## What is required
Return the material exactly as supplied, apart from the pictures, which are omitted.
— START —
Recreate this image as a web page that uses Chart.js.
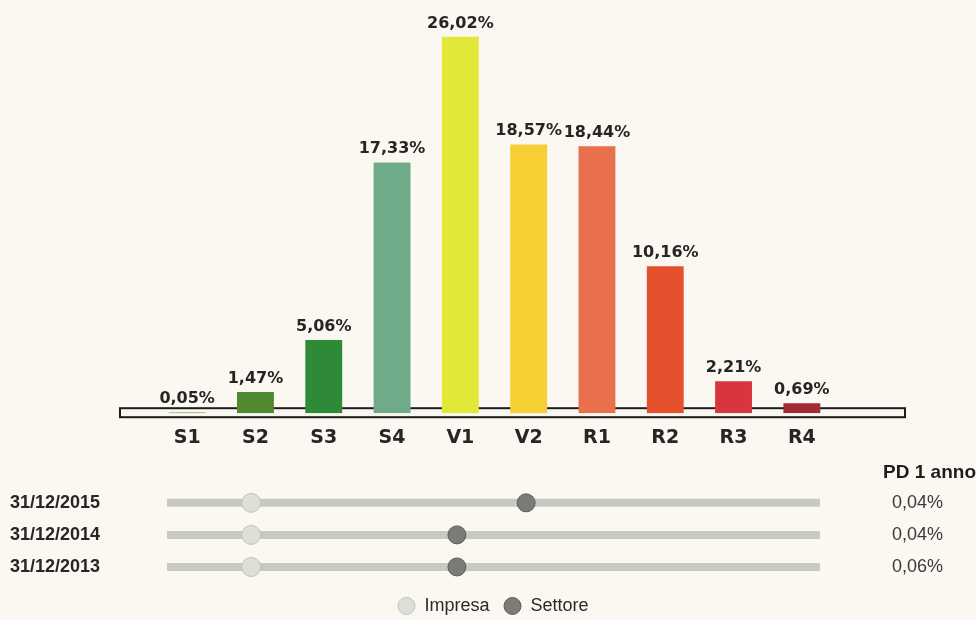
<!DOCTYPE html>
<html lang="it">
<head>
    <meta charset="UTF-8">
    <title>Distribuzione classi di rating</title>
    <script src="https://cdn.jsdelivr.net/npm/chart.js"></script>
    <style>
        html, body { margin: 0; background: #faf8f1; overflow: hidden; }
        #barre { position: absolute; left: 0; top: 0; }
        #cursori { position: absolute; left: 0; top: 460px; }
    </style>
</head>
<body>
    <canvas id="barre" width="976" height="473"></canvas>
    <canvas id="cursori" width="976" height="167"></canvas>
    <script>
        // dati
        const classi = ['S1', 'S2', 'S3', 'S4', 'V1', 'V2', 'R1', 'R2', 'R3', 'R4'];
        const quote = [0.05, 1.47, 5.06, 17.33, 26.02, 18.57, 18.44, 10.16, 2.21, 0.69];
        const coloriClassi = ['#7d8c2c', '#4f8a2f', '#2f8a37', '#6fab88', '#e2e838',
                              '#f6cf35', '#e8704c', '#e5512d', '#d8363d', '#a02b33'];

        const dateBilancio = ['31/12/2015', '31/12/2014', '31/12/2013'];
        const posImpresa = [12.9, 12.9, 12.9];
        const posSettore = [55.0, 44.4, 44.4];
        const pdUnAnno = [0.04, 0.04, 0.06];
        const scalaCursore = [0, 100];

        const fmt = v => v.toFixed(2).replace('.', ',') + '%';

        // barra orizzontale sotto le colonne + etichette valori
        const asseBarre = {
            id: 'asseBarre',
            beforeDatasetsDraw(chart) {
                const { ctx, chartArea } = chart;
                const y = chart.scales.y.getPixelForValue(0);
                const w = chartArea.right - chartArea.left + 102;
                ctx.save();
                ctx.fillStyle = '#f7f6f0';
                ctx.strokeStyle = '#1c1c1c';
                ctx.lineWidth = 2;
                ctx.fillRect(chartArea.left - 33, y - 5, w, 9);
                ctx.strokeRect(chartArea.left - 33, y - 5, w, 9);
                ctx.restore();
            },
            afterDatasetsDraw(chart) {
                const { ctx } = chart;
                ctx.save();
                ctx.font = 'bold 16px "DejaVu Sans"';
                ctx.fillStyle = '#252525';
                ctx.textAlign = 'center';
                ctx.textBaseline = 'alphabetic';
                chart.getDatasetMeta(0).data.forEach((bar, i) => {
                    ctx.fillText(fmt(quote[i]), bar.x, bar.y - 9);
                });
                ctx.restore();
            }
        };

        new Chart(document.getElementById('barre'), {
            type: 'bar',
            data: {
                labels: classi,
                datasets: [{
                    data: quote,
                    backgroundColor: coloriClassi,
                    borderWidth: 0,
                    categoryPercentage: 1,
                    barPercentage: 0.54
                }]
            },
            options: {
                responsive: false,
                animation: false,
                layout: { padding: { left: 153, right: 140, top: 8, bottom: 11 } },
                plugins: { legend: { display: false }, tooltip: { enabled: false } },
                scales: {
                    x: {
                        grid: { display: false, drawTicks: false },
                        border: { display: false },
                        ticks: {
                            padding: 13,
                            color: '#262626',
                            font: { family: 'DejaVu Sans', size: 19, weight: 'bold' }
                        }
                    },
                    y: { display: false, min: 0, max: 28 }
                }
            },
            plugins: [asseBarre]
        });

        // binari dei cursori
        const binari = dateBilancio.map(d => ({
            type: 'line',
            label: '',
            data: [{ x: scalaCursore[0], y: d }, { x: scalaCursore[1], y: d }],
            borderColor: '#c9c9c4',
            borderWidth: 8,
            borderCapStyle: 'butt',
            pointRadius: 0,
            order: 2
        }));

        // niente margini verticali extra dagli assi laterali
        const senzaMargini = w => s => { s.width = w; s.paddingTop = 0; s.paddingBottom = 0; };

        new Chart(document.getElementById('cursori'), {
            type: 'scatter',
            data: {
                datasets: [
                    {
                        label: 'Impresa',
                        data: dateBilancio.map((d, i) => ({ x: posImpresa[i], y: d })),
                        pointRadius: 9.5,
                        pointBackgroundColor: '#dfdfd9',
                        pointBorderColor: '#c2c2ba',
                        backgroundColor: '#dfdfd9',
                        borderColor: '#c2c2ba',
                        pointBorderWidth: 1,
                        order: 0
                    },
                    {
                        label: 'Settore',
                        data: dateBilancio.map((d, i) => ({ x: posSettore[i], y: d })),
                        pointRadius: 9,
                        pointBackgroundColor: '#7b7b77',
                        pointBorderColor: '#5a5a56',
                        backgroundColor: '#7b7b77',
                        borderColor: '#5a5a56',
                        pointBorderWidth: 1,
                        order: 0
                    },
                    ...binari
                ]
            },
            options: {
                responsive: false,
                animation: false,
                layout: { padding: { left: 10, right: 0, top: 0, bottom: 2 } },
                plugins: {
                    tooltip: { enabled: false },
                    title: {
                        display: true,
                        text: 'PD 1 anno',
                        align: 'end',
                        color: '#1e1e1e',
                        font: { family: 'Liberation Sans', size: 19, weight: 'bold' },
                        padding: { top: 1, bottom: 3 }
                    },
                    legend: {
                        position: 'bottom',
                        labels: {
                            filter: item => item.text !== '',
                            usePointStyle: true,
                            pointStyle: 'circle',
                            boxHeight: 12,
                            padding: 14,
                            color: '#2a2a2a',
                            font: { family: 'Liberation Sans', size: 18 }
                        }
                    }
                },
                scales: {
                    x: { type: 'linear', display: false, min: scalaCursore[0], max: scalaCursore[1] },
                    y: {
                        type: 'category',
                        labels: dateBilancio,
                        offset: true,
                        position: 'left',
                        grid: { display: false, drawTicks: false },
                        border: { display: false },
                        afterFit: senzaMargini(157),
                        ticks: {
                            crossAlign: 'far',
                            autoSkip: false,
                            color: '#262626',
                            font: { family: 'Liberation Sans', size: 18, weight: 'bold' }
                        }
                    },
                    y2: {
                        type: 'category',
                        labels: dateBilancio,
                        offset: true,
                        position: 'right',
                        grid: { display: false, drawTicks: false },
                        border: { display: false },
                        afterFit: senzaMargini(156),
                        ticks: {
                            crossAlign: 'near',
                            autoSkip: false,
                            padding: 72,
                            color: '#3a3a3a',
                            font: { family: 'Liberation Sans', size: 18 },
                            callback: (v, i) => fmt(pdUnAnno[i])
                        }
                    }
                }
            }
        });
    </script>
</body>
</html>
— END —
## Final answer
Recreate this image as a web page that uses Chart.js.
<!DOCTYPE html>
<html lang="it">
<head>
    <meta charset="UTF-8">
    <title>Distribuzione classi di rating</title>
    <script src="https://cdn.jsdelivr.net/npm/chart.js"></script>
    <style>
        html, body { margin: 0; background: #faf8f1; overflow: hidden; }
        #barre { position: absolute; left: 0; top: 0; }
        #cursori { position: absolute; left: 0; top: 460px; }
    </style>
</head>
<body>
    <canvas id="barre" width="976" height="473"></canvas>
    <canvas id="cursori" width="976" height="167"></canvas>
    <script>
        // dati
        const classi = ['S1', 'S2', 'S3', 'S4', 'V1', 'V2', 'R1', 'R2', 'R3', 'R4'];
        const quote = [0.05, 1.47, 5.06, 17.33, 26.02, 18.57, 18.44, 10.16, 2.21, 0.69];
        const coloriClassi = ['#7d8c2c', '#4f8a2f', '#2f8a37', '#6fab88', '#e2e838',
                              '#f6cf35', '#e8704c', '#e5512d', '#d8363d', '#a02b33'];

        const dateBilancio = ['31/12/2015', '31/12/2014', '31/12/2013'];
        const posImpresa = [12.9, 12.9, 12.9];
        const posSettore = [55.0, 44.4, 44.4];
        const pdUnAnno = [0.04, 0.04, 0.06];
        const scalaCursore = [0, 100];

        const fmt = v => v.toFixed(2).replace('.', ',') + '%';

        // barra orizzontale sotto le colonne + etichette valori
        const asseBarre = {
            id: 'asseBarre',
            beforeDatasetsDraw(chart) {
                const { ctx, chartArea } = chart;
                const y = chart.scales.y.getPixelForValue(0);
                const w = chartArea.right - chartArea.left + 102;
                ctx.save();
                ctx.fillStyle = '#f7f6f0';
                ctx.strokeStyle = '#1c1c1c';
                ctx.lineWidth = 2;
                ctx.fillRect(chartArea.left - 33, y - 5, w, 9);
                ctx.strokeRect(chartArea.left - 33, y - 5, w, 9);
                ctx.restore();
            },
            afterDatasetsDraw(chart) {
                const { ctx } = chart;
                ctx.save();
                ctx.font = 'bold 16px "DejaVu Sans"';
                ctx.fillStyle = '#252525';
                ctx.textAlign = 'center';
                ctx.textBaseline = 'alphabetic';
                chart.getDatasetMeta(0).data.forEach((bar, i) => {
                    ctx.fillText(fmt(quote[i]), bar.x, bar.y - 9);
                });
                ctx.restore();
            }
        };

        new Chart(document.getElementById('barre'), {
            type: 'bar',
            data: {
                labels: classi,
                datasets: [{
                    data: quote,
                    backgroundColor: coloriClassi,
                    borderWidth: 0,
                    categoryPercentage: 1,
                    barPercentage: 0.54
                }]
            },
            options: {
                responsive: false,
                animation: false,
                layout: { padding: { left: 153, right: 140, top: 8, bottom: 11 } },
                plugins: { legend: { display: false }, tooltip: { enabled: false } },
                scales: {
                    x: {
                        grid: { display: false, drawTicks: false },
                        border: { display: false },
                        ticks: {
                            padding: 13,
                            color: '#262626',
                            font: { family: 'DejaVu Sans', size: 19, weight: 'bold' }
                        }
                    },
                    y: { display: false, min: 0, max: 28 }
                }
            },
            plugins: [asseBarre]
        });

        // binari dei cursori
        const binari = dateBilancio.map(d => ({
            type: 'line',
            label: '',
            data: [{ x: scalaCursore[0], y: d }, { x: scalaCursore[1], y: d }],
            borderColor: '#c9c9c4',
            borderWidth: 8,
            borderCapStyle: 'butt',
            pointRadius: 0,
            order: 2
        }));

        // niente margini verticali extra dagli assi laterali
        const senzaMargini = w => s => { s.width = w; s.paddingTop = 0; s.paddingBottom = 0; };

        new Chart(document.getElementById('cursori'), {
            type: 'scatter',
            data: {
                datasets: [
                    {
                        label: 'Impresa',
                        data: dateBilancio.map((d, i) => ({ x: posImpresa[i], y: d })),
                        pointRadius: 9.5,
                        pointBackgroundColor: '#dfdfd9',
                        pointBorderColor: '#c2c2ba',
                        backgroundColor: '#dfdfd9',
                        borderColor: '#c2c2ba',
                        pointBorderWidth: 1,
                        order: 0
                    },
                    {
                        label: 'Settore',
                        data: dateBilancio.map((d, i) => ({ x: posSettore[i], y: d })),
                        pointRadius: 9,
                        pointBackgroundColor: '#7b7b77',
                        pointBorderColor: '#5a5a56',
                        backgroundColor: '#7b7b77',
                        borderColor: '#5a5a56',
                        pointBorderWidth: 1,
                        order: 0
                    },
                    ...binari
                ]
            },
            options: {
                responsive: false,
                animation: false,
                layout: { padding: { left: 10, right: 0, top: 0, bottom: 2 } },
                plugins: {
                    tooltip: { enabled: false },
                    title: {
                        display: true,
                        text: 'PD 1 anno',
                        align: 'end',
                        color: '#1e1e1e',
                        font: { family: 'Liberation Sans', size: 19, weight: 'bold' },
                        padding: { top: 1, bottom: 3 }
                    },
                    legend: {
                        position: 'bottom',
                        labels: {
                            filter: item => item.text !== '',
                            usePointStyle: true,
                            pointStyle: 'circle',
                            boxHeight: 12,
                            padding: 14,
                            color: '#2a2a2a',
                            font: { family: 'Liberation Sans', size: 18 }
                        }
                    }
                },
                scales: {
                    x: { type: 'linear', display: false, min: scalaCursore[0], max: scalaCursore[1] },
                    y: {
                        type: 'category',
                        labels: dateBilancio,
                        offset: true,
                        position: 'left',
                        grid: { display: false, drawTicks: false },
                        border: { display: false },
                        afterFit: senzaMargini(157),
                        ticks: {
                            crossAlign: 'far',
                            autoSkip: false,
                            color: '#262626',
                            font: { family: 'Liberation Sans', size: 18, weight: 'bold' }
                        }
                    },
                    y2: {
                        type: 'category',
                        labels: dateBilancio,
                        offset: true,
                        position: 'right',
                        grid: { display: false, drawTicks: false },
                        border: { display: false },
                        afterFit: senzaMargini(156),
                        ticks: {
                            crossAlign: 'near',
                            autoSkip: false,
                            padding: 72,
                            color: '#3a3a3a',
                            font: { family: 'Liberation Sans', size: 18 },
                            callback: (v, i) => fmt(pdUnAnno[i])
                        }
                    }
                }
            }
        });
    </script>
</body>
</html>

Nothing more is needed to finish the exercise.